Plusieurs personnes entendues par votre rapporteur ont exprimé le souhait que soit supprimée toute possibilité de confier une mesure de protection d'un majeur accueilli dans un établissement social ou médico-social à un préposé de cet établissement, au motif qu'elle serait source de conflits d'intérêts. A titre d'exemple, le préposé chargé de la tutelle d'un majeur examinerait-il avec objectivité la demande de ce dernier de quitter l'établissement ? Le problème ne se pose pas dans les mêmes termes pour les établissements de santé, où le séjour des majeurs protégés est provisoire.
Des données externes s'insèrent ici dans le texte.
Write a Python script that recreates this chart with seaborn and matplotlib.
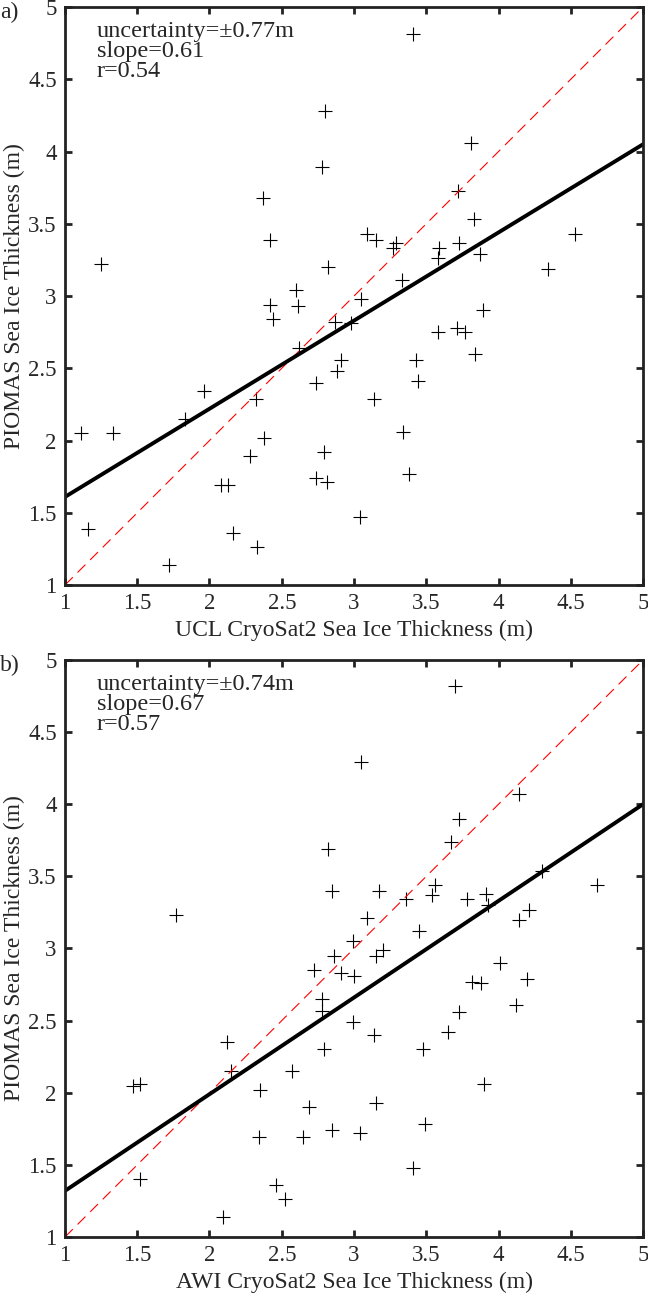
import numpy as np
import pandas as pd
import matplotlib
matplotlib.use('Agg')
import matplotlib.pyplot as plt
import seaborn as sns

# UCL CryoSat2 vs PIOMAS (panel a)
ucl_x = [2.80, 2.78, 2.37, 2.42, 1.25, 2.82, 2.60, 2.42, 2.61, 3.41, 3.81, 3.72, 3.83, 3.09,
         3.15, 3.29, 3.27, 3.59, 3.73, 3.58, 4.53, 3.87, 3.33, 4.34, 3.05, 3.89, 2.44, 2.87,
         2.62, 2.91, 2.88, 2.74, 1.96, 2.32, 1.83, 1.11, 1.33, 2.38, 2.79, 2.28, 2.08, 2.13,
         2.74, 2.81, 1.16, 2.16, 2.33, 1.72, 2.98, 3.58, 3.71, 3.77, 3.84, 3.43, 3.44, 3.14,
         3.34, 3.38, 3.04]
ucl_y = [4.28, 3.89, 3.68, 3.39, 3.22, 3.20, 3.04, 2.94, 2.93, 4.81, 4.06, 3.73, 3.53, 3.43,
         3.39, 3.37, 3.33, 3.33, 3.37, 3.26, 3.43, 3.29, 3.11, 3.19, 2.98, 2.90, 2.84, 2.82,
         2.64, 2.56, 2.48, 2.40, 2.34, 2.29, 2.15, 2.05, 2.05, 2.02, 1.92, 1.89, 1.69, 1.69,
         1.74, 1.71, 1.39, 1.36, 1.26, 1.14, 2.81, 2.75, 2.78, 2.75, 2.60, 2.56, 2.41, 2.29,
         2.06, 1.77, 1.47]

# AWI CryoSat2 vs PIOMAS (panel b)
awi_x = [2.82, 2.85, 1.77, 3.70, 3.05, 4.14, 3.73, 3.67, 4.30, 4.68, 3.17, 3.56, 3.54,
         3.36, 3.78, 3.91, 3.93, 4.21, 4.14, 3.09, 3.45, 2.99, 3.20, 3.15, 4.01, 2.91,
         3.00, 3.82, 3.88, 4.20, 4.12, 3.73, 2.99, 3.65, 3.14, 3.48, 3.90, 3.15, 3.49,
         3.04, 3.41, 2.86, 2.72, 2.78, 2.78, 2.79, 2.12, 2.15, 2.57, 1.47, 1.52, 2.35,
         2.69, 2.34, 2.65, 2.85, 1.52, 2.46, 2.52, 2.09]
awi_y = [3.69, 3.40, 3.23, 4.82, 4.29, 4.07, 3.90, 3.74, 3.54, 3.44, 3.40, 3.44, 3.37,
         3.34, 3.34, 3.38, 3.30, 3.27, 3.20, 3.21, 3.12, 3.05, 2.99, 2.95, 2.90, 2.83,
         2.81, 2.77, 2.76, 2.79, 2.61, 2.56, 2.49, 2.42, 2.40, 2.30, 2.06, 1.93, 1.78,
         1.72, 1.48, 2.95, 2.85, 2.65, 2.57, 2.30, 2.35, 2.15, 2.15, 2.05, 2.06, 2.02,
         1.90, 1.69, 1.69, 1.74, 1.40, 1.36, 1.26, 1.14]

# fitted lines as shown in the figure (slope, intercept)
ucl_fit = [0.61, 1.00]
awi_fit = [0.67, 0.65]

panels = [
    ('a)', ucl_x, ucl_y, ucl_fit, 'UCL CryoSat2 Sea Ice Thickness (m)', '0.77', '0.61', '0.54'),
    ('b)', awi_x, awi_y, awi_fit, 'AWI CryoSat2 Sea Ice Thickness (m)', '0.74', '0.67', '0.57'),
]

ticks = [1, 1.5, 2, 2.5, 3, 3.5, 4, 4.5, 5]
tick_labels = ['1', '1.5', '2', '2.5', '3', '3.5', '4', '4.5', '5']

sns.set_style('ticks')
plt.rcParams['font.family'] = ['Liberation Serif', 'DejaVu Serif']

fig = plt.figure(figsize=(6.48, 13.01), dpi=100)
ax_pos = [[0.1003, 0.5503, 0.892, 0.4443], [0.1003, 0.0492, 0.892, 0.4435]]

for (tag, xs, ys, fit, xlabel, unc, slope, r), pos in zip(panels, ax_pos):
    ax = fig.add_axes(pos)
    df = pd.DataFrame({'x': xs, 'y': ys})

    # 1:1 line
    ax.plot([1, 5], [1, 5], color='red', lw=0.8, dashes=(10, 6))
    # fitted line
    line_x = np.array([1.0, 5.0])
    sns.lineplot(x=line_x, y=fit[0] * line_x + fit[1], ax=ax, color='black', lw=2.8)
    sns.scatterplot(data=df, x='x', y='y', ax=ax, marker='+', s=95, color='black',
                    linewidth=0.8)

    ax.set_xlim(1, 5)
    ax.set_ylim(1, 5)
    ax.set_xticks(ticks)
    ax.set_xticklabels(tick_labels)
    ax.set_yticks(ticks)
    ax.set_yticklabels(tick_labels)
    ax.tick_params(direction='in', top=True, right=True, length=5, width=2,
                   labelsize=16.5, pad=6, color='#222222')
    for sp in ax.spines.values():
        sp.set_linewidth(2)
        sp.set_color('#222222')
    ax.set_xlabel(xlabel, fontsize=17, labelpad=4)
    ax.set_ylabel('PIOMAS Sea Ice Thickness (m)', fontsize=17, labelpad=2)

    ax.text(0.055, 0.975, f'uncertainty=\u00b1{unc}m\nslope={slope}\nr={r}',
            transform=ax.transAxes, ha='left', va='top', fontsize=17.5, linespacing=0.92)
    ax.text(-0.113, 0.99, tag, transform=ax.transAxes, ha='left', va='center', fontsize=17)

fig.savefig('out.png', dpi=100)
Ces risques sont réels. Ils doivent être pesés au regard des avantages que présente la réforme proposée et des garanties qui l'entourent. Comme le fait valoir M. Emile Blessig dans son rapport au nom de la commission des lois de l'Assemblée nationale : « L'exercice de la mesure par un membre du personnel de l'établissement d'hébergement répond à des exigences de proximité : la personne protégée rencontre plus facilement la personne en charge de sa protection, et, au-delà de la gestion patrimoniale, la prise en compte de la protection de la personne s'en trouve plus effective et plus adaptée aux attentes et besoins de la personne. Le maintien de cette forme de protection est d'autant plus justifié que la réforme transforme en profondeur les règles d'organisation et de fonctionnement des services de tutelles qui sont intégrés désormais dans le cadre juridique rénové de l'action sociale et médico-sociale: les services seront désormais soumis à une autorisation, et non à un agrément qui est réservé aux personnes physiques exerçant à titre individuel 76 ( * ) . » En outre, il s'agit d'une simple possibilité offerte au juge, qui appréciera l'opportunité d'en faire usage. Les mandataires judiciaires à la protection des majeurs ne sont pas légions dans l'ensemble des ressorts des tribunaux d'instance.

* 75 Article 1 er du décret du 15 février 1969 précité.

* 76 Rapport n° 3557 (Assemblée nationale, douzième législature) de M. Emile Blessig au nom de la commission des lois, page 160.